The hour he’d spent pounding his punching bag and running on his treadmill had done nothing to dent his awareness of her.
Her mere presence at the dining table had dragged what should have been a relatively simple email exchange with his lawyer over the entire meal, Sophie snatching his attention even when she wasn’t pulling him into conversation.
He’d felt the blood pumping through his veins in a way he had never felt it before, still there, racing through him, alive, with every beat of his heart.
His awareness of the waif-like ballerina was becoming torturous.
Dios, awareness of a beautiful woman was one thing, a healthy thing, but this was something else entirely, as if something with its own heartbeat had infected his blood.
The thought of climbing into bed with Sophie with all this awareness simmering in him had been unthinkable.
He cursed under his breath.
When they made love, he needed to approach it as he always did, from a place of detachment, make it the mechanical exercise sex had always been for him.
‘Detached’ was not a word to describe how he felt with Sophie under his roof.
Sex with her had not been a mechanical exercise.
It had been mind-blowing. He had carried the feelings it had brought about in him for weeks after, even when he’d refused to allow Sophie herself into his thoughts.
It was only because she’d caught him at such a low point, he reasoned grimly as he brushed his teeth. It had been the perfect storm. An empty house. A beautiful woman with a sympathetic ear and compassionate eyes. What man wouldn’t have reacted in such a manner in that situation and with a woman who had melted at his first touch?
Those feelings had gone eventually, and the feeling of new life in his blood would disappear eventually too.
What else could he do to speed up the detachment? He’d worked out, taken a cold shower in the basement changing room he’d had installed next to his gym, and it had done nothing.
He stripped off his clothes with the exception of his boxers.
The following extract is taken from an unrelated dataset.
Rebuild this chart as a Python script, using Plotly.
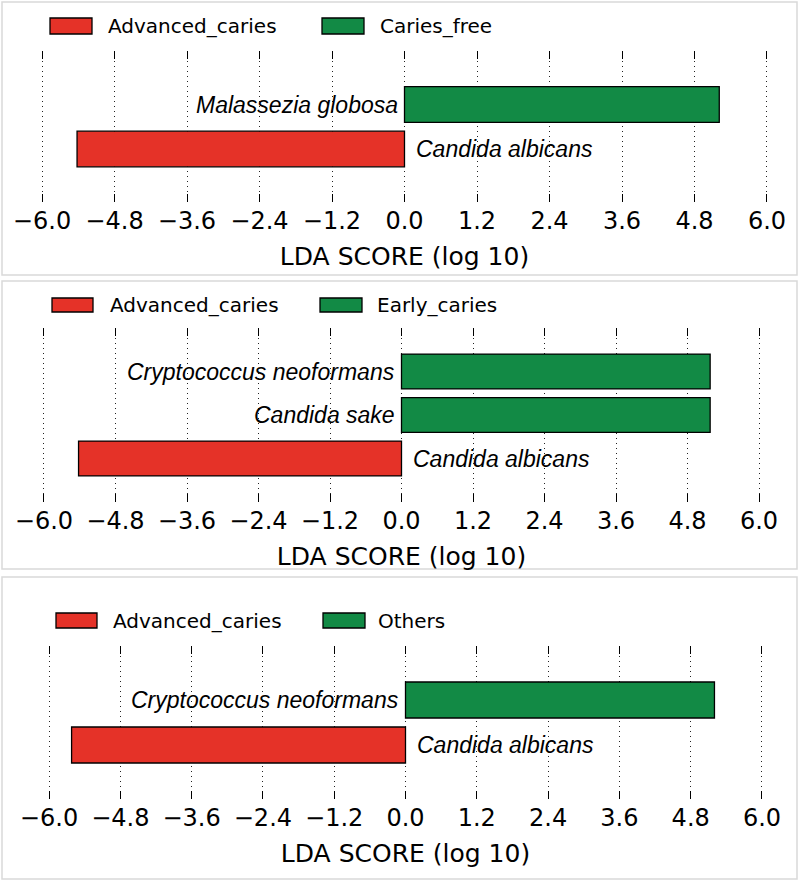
import plotly.graph_objects as go

# ---------------- data ----------------
tick_values = [-6.0, -4.8, -3.6, -2.4, -1.2, 0.0, 1.2, 2.4, 3.6, 4.8, 6.0]
tick_labels = ["\u22126.0", "\u22124.8", "\u22123.6", "\u22122.4", "\u22121.2",
               "0.0", "1.2", "2.4", "3.6", "4.8", "6.0"]
axis_title = "LDA SCORE (log 10)"

panel1_classes = ["Advanced_caries", "Caries_free"]
panel1_species = ["Candida albicans", "Malassezia globosa"]
panel1_scores = [-5.42, 5.21]
panel1_groups = ["Advanced_caries", "Caries_free"]

panel2_classes = ["Advanced_caries", "Early_caries"]
panel2_species = ["Candida albicans", "Candida sake", "Cryptococcus neoformans"]
panel2_scores = [-5.42, 5.18, 5.18]
panel2_groups = ["Advanced_caries", "Early_caries", "Early_caries"]

panel3_classes = ["Advanced_caries", "Others"]
panel3_species = ["Candida albicans", "Cryptococcus neoformans"]
panel3_scores = [-5.62, 5.20]
panel3_groups = ["Advanced_caries", "Others"]

# ---------------- style / layout ----------------
W, H = 800, 881
RED = "#E53228"
GREEN = "#128A45"
class_colors = [RED, GREEN]


def px_x(v):
    return v / W


def px_y(v):
    return (H - v) / H


panels = [
    dict(classes=panel1_classes, species=panel1_species, scores=panel1_scores, groups=panel1_groups,
         xdom=(11.8, 797.2), ydom=(202.4, 51.1), yrange=[-1.2, 2.2],
         box=(2, 2, 797, 275), legend_y=(18, 34), sw_red=(50, 92), sw_green=(322, 364),
         txt=(106, 378)),
    dict(classes=panel2_classes, species=panel2_species, scores=panel2_scores, groups=panel2_groups,
         xdom=(14.2, 788.8), ydom=(502, 328), yrange=[-1.0, 3.0],
         box=(2, 281, 797, 569), legend_y=(298, 312), sw_red=(52, 93), sw_green=(320, 362),
         txt=(108, 375)),
    dict(classes=panel3_classes, species=panel3_species, scores=panel3_scores, groups=panel3_groups,
         xdom=(19.3, 791.7), ydom=(799, 646), yrange=[-1.2, 2.2],
         box=(2, 577, 797, 879), legend_y=(613, 628), sw_red=(56, 97), sw_green=(323, 365),
         txt=(111, 376)),
]

fig = go.Figure()
shapes = []
annotations = []

for i, p in enumerate(panels, start=1):
    xa = "x" if i == 1 else f"x{i}"
    ya = "y" if i == 1 else f"y{i}"
    for ci, cls in enumerate(p["classes"]):
        xs = [s for s, g in zip(p["scores"], p["groups"]) if g == cls]
        ys = [n for n, g in zip(p["species"], p["groups"]) if g == cls]
        fig.add_trace(go.Bar(
            x=xs, y=ys, orientation="h", width=0.8,
            marker=dict(color=class_colors[ci], line=dict(color="black", width=1.3)),
            name=cls, showlegend=False, xaxis=xa, yaxis=ya,
        ))
    # species labels
    for name, score in zip(p["species"], p["scores"]):
        annotations.append(dict(
            x=0, y=name, xref=xa, yref=ya, text=name, showarrow=False,
            xanchor="right" if score > 0 else "left",
            xshift=-5 if score > 0 else 9,
            font=dict(family="Liberation Sans, Arial", size=23, color="black", style="italic"),
        ))
    # axes
    xkey = "xaxis" if i == 1 else f"xaxis{i}"
    ykey = "yaxis" if i == 1 else f"yaxis{i}"
    fig.update_layout(**{
        xkey: dict(
            domain=[px_x(p["xdom"][0]), px_x(p["xdom"][1])], anchor=ya,
            range=[-6.5, 6.5], tickvals=tick_values, ticktext=tick_labels,
            ticks="inside", ticklen=8, tickwidth=1.2, tickcolor="black", mirror="ticks",
            showline=False, zeroline=False,
            showgrid=True, gridcolor="#222222", griddash="1px,4px", gridwidth=1.2,
            tickfont=dict(family="DejaVu Sans", size=24, color="black"),
            ticklabelstandoff=2,
            title=dict(text=axis_title, font=dict(family="DejaVu Sans", size=25, color="black"),
                       standoff=13),
            fixedrange=True,
        ),
        ykey: dict(
            domain=[px_y(p["ydom"][0]), px_y(p["ydom"][1])], anchor=xa,
            type="category", categoryorder="array", categoryarray=p["species"],
            range=p["yrange"], showticklabels=False, showgrid=False, zeroline=False,
            ticks="", showline=False, fixedrange=True,
        ),
    })
    # panel frame
    bx0, by0, bx1, by1 = p["box"]
    shapes.append(dict(type="rect", xref="paper", yref="paper",
                       x0=px_x(bx0), x1=px_x(bx1), y0=px_y(by1), y1=px_y(by0),
                       line=dict(color="#d9d9d9", width=1.5), fillcolor="rgba(0,0,0,0)",
                       layer="below"))
    # legend
    ly0, ly1 = p["legend_y"]
    for ci, (sw, tx) in enumerate(zip([p["sw_red"], p["sw_green"]], p["txt"])):
        shapes.append(dict(type="rect", xref="paper", yref="paper",
                           x0=px_x(sw[0]), x1=px_x(sw[1]), y0=px_y(ly1), y1=px_y(ly0),
                           line=dict(color="black", width=1.3), fillcolor=class_colors[ci]))
        annotations.append(dict(
            x=px_x(tx), y=px_y((ly0 + ly1) / 2), xref="paper", yref="paper",
            text=p["classes"][ci], showarrow=False, xanchor="left", yanchor="middle",
            font=dict(family="DejaVu Sans", size=20, color="black"),
        ))

fig.update_layout(
    width=W, height=H, margin=dict(l=0, r=0, t=0, b=0),
    paper_bgcolor="white", plot_bgcolor="white",
    barmode="overlay", showlegend=False,
    shapes=shapes, annotations=annotations,
)

fig.write_html("out.html", config={"displayModeBar": False},
               post_script="document.body.style.margin='0px';")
He always slept nude but tonight that would not be an option, not until he’d got a grip of all these...feelings.
He cursed again.
Feelings were dangerous. Especially for him.
* * *
Sophie opened her eyes.
Something had woken her.
Then she heard faint sound coming from the bathroom and her heart began to pound.
Javier was in there.
He had finally deigned to join her.
Yawning, she groped for her phone to check the time, blinked and looked again.
She’d been alone in this bed for two hours.
In her heart she knew he’d intentionally waited all this time. He wanted her to be asleep.
For the first time it occurred to her that the reason Javier didn’t want to share a bed with her was nothing to do with his craving for solitude but because he simply did not fancy her. She’d been nothing but a convenient, willing release for him with huge unintended consequences.
The bathroom door opened. She squeezed her eyes back shut and held her breath.
She sensed rather than heard him tread to the bed.
There was only the slightest of dips as he climbed into it, then settled himself down with his back to her, keeping a distance that could only be breached deliberately. A moment later the room plunged into darkness.
How long she waited for him to do or say something she could not guess. Time lost its meaning in the dark.
There was no movement from him as the time dragged on. No sound either. Nothing. It was like lying beside an empty vessel.
While she had tried hard to stop herself assuming anything about what the night would bring, she’d been unable to stop herself making the fatal assumption that he would hold her in his arms and, at the very least, touch her stomach holding their growing child within its secure confines.
‘Goodnight, Javier,’ she whispered in the darkness.
There was no answer.
* * *
The following five days passed in a flash. It was a passage Sophie would remember as being a time of blurring nothing.